>> Begin RECORDED INFORMATION
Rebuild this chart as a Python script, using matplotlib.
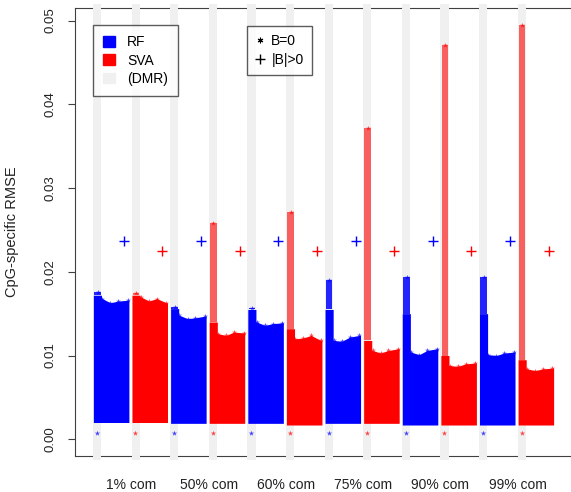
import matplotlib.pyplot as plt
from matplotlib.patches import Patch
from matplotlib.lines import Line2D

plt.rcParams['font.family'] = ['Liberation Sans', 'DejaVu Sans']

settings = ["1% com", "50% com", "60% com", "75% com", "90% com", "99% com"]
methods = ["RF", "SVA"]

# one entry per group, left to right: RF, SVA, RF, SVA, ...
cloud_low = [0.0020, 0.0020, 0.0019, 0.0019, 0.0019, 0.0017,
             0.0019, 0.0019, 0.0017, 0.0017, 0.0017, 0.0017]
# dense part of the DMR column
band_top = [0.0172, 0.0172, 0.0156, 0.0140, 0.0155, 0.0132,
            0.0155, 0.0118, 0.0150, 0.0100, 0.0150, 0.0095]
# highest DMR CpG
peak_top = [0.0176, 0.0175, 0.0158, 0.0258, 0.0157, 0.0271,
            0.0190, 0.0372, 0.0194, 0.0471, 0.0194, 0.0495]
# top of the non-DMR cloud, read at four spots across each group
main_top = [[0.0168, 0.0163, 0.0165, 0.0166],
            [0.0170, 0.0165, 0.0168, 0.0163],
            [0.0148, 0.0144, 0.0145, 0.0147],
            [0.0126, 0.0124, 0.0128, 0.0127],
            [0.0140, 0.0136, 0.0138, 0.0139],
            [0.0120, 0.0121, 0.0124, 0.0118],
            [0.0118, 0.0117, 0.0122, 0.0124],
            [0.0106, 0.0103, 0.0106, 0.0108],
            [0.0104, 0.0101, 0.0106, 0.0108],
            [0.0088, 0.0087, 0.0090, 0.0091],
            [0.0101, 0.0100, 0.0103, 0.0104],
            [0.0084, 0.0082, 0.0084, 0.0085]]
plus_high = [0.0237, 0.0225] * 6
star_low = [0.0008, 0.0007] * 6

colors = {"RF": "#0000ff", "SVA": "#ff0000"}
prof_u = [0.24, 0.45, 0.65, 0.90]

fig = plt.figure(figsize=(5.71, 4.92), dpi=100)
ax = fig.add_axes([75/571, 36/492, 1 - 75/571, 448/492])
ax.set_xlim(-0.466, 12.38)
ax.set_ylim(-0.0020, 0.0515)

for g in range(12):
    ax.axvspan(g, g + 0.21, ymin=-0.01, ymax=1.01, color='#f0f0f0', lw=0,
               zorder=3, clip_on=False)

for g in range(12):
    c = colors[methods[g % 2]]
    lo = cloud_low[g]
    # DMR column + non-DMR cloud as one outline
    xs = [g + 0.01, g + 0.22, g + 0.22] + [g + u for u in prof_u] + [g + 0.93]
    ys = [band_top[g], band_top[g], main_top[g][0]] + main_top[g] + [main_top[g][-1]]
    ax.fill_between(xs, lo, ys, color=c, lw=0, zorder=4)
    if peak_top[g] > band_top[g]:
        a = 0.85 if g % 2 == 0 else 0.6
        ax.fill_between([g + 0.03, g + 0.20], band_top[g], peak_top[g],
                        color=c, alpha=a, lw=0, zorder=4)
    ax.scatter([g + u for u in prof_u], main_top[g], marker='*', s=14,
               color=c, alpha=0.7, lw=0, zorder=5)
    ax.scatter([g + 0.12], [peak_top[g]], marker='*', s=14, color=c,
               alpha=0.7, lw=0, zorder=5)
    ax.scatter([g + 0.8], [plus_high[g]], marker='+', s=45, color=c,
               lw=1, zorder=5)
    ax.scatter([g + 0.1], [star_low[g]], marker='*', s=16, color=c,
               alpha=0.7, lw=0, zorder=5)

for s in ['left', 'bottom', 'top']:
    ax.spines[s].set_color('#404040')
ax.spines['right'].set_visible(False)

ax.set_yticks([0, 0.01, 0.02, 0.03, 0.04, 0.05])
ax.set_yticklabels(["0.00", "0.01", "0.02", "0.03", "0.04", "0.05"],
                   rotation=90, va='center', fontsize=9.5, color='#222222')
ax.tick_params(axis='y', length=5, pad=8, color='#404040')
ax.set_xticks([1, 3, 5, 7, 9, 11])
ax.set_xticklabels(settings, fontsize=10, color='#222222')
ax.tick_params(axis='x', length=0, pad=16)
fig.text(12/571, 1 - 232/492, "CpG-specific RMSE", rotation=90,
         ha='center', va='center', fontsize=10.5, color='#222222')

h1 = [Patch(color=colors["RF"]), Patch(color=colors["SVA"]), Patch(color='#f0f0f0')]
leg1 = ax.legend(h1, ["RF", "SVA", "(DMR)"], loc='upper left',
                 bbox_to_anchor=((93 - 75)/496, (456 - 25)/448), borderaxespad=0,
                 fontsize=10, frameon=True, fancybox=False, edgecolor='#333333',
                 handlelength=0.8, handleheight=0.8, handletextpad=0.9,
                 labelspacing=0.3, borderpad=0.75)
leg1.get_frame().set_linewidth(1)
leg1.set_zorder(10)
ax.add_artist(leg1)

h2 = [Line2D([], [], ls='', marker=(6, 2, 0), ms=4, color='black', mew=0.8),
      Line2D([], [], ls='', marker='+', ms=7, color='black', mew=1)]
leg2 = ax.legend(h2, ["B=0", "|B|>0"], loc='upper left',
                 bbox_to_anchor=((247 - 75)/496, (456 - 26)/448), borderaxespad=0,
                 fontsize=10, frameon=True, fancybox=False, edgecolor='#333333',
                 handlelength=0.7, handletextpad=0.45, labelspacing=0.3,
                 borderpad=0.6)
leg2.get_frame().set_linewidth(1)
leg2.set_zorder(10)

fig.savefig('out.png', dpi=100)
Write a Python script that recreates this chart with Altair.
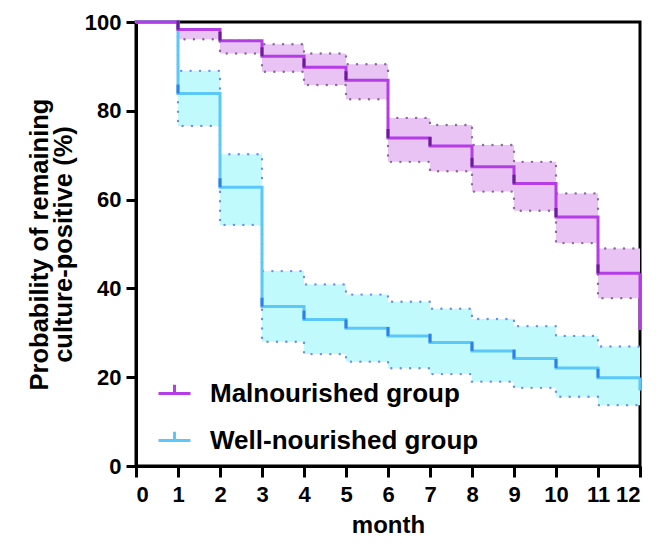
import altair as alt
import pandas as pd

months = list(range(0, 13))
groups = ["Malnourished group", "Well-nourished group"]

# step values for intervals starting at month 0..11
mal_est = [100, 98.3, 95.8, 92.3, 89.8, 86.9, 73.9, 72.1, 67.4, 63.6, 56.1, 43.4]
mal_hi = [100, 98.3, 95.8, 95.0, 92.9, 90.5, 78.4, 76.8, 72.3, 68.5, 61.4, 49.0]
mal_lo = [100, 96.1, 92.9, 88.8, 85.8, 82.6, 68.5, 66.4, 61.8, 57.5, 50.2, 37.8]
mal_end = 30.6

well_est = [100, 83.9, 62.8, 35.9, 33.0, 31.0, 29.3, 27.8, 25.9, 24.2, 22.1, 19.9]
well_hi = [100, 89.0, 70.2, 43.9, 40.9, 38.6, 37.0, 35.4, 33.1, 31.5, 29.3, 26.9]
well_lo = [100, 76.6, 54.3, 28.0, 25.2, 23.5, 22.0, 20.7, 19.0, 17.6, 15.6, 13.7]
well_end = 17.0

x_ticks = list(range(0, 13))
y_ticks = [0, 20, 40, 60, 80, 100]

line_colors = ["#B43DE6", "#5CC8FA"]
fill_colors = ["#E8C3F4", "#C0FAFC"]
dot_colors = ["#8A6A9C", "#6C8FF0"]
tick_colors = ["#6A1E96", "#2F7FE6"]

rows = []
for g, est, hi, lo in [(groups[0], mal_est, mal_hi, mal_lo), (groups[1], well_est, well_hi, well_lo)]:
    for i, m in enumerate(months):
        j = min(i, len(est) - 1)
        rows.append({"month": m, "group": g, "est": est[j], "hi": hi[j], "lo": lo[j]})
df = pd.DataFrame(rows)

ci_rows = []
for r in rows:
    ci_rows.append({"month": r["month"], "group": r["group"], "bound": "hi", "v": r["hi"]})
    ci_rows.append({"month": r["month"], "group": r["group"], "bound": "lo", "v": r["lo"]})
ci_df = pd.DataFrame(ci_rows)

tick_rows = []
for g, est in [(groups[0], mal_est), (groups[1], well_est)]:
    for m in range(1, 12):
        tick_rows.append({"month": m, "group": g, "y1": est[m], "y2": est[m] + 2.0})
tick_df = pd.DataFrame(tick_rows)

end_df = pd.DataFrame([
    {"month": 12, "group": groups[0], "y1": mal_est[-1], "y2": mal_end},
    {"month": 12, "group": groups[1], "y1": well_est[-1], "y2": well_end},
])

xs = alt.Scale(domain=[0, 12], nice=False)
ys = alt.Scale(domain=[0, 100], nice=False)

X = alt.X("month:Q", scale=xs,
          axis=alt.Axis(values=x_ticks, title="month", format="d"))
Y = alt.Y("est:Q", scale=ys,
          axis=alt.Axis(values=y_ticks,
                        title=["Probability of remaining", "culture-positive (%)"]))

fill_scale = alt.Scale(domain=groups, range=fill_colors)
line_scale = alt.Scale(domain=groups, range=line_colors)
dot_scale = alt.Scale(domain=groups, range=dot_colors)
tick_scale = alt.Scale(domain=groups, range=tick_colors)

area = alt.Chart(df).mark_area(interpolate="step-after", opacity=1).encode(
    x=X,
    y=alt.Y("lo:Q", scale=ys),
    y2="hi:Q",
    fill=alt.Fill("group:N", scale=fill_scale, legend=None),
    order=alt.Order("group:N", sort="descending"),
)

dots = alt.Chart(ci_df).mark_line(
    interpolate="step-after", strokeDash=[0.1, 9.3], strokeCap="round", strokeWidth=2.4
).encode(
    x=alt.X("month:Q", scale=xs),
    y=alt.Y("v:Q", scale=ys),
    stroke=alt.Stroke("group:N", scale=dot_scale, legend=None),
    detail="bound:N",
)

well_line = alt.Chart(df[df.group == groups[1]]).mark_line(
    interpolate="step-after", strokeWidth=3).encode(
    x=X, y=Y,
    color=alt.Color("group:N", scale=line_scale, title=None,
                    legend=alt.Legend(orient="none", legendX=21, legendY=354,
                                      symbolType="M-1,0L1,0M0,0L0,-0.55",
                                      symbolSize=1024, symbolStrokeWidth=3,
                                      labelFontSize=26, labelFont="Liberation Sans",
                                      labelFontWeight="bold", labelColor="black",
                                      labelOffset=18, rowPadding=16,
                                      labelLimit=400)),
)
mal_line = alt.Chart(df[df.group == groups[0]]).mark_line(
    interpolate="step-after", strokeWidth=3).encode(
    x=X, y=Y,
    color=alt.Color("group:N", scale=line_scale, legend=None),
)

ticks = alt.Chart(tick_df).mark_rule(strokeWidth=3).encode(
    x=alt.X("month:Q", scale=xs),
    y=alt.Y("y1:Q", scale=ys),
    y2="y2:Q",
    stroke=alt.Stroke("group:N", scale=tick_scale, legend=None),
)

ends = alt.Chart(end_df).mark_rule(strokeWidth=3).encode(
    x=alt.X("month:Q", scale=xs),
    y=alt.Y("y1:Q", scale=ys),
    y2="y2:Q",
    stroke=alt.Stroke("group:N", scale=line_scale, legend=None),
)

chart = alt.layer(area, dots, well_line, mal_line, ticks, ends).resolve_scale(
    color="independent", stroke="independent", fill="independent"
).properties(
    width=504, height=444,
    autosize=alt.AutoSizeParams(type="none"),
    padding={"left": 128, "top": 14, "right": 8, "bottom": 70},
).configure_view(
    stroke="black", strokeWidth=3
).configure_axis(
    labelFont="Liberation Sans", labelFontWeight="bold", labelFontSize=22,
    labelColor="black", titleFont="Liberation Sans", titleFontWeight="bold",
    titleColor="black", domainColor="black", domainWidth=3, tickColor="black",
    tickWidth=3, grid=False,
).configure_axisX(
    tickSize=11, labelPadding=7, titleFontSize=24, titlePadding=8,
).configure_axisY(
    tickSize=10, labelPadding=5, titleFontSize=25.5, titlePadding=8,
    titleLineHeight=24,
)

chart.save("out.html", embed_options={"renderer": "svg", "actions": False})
>> End RECORDED INFORMATION
*TO BE DONE:*
Can the lines from the start of the records through the line with "prof_u = [0.24, 0.45, 0.65, 0.90]" be given again exactly, with the pictures left out?

*CORRECT OUTPUT:*
Rebuild this chart as a Python script, using matplotlib.
import matplotlib.pyplot as plt
from matplotlib.patches import Patch
from matplotlib.lines import Line2D

plt.rcParams['font.family'] = ['Liberation Sans', 'DejaVu Sans']

settings = ["1% com", "50% com", "60% com", "75% com", "90% com", "99% com"]
methods = ["RF", "SVA"]

# one entry per group, left to right: RF, SVA, RF, SVA, ...
cloud_low = [0.0020, 0.0020, 0.0019, 0.0019, 0.0019, 0.0017,
             0.0019, 0.0019, 0.0017, 0.0017, 0.0017, 0.0017]
# dense part of the DMR column
band_top = [0.0172, 0.0172, 0.0156, 0.0140, 0.0155, 0.0132,
            0.0155, 0.0118, 0.0150, 0.0100, 0.0150, 0.0095]
# highest DMR CpG
peak_top = [0.0176, 0.0175, 0.0158, 0.0258, 0.0157, 0.0271,
            0.0190, 0.0372, 0.0194, 0.0471, 0.0194, 0.0495]
# top of the non-DMR cloud, read at four spots across each group
main_top = [[0.0168, 0.0163, 0.0165, 0.0166],
            [0.0170, 0.0165, 0.0168, 0.0163],
            [0.0148, 0.0144, 0.0145, 0.0147],
            [0.0126, 0.0124, 0.0128, 0.0127],
            [0.0140, 0.0136, 0.0138, 0.0139],
            [0.0120, 0.0121, 0.0124, 0.0118],
            [0.0118, 0.0117, 0.0122, 0.0124],
            [0.0106, 0.0103, 0.0106, 0.0108],
            [0.0104, 0.0101, 0.0106, 0.0108],
            [0.0088, 0.0087, 0.0090, 0.0091],
            [0.0101, 0.0100, 0.0103, 0.0104],
            [0.0084, 0.0082, 0.0084, 0.0085]]
plus_high = [0.0237, 0.0225] * 6
star_low = [0.0008, 0.0007] * 6

colors = {"RF": "#0000ff", "SVA": "#ff0000"}
prof_u = [0.24, 0.45, 0.65, 0.90]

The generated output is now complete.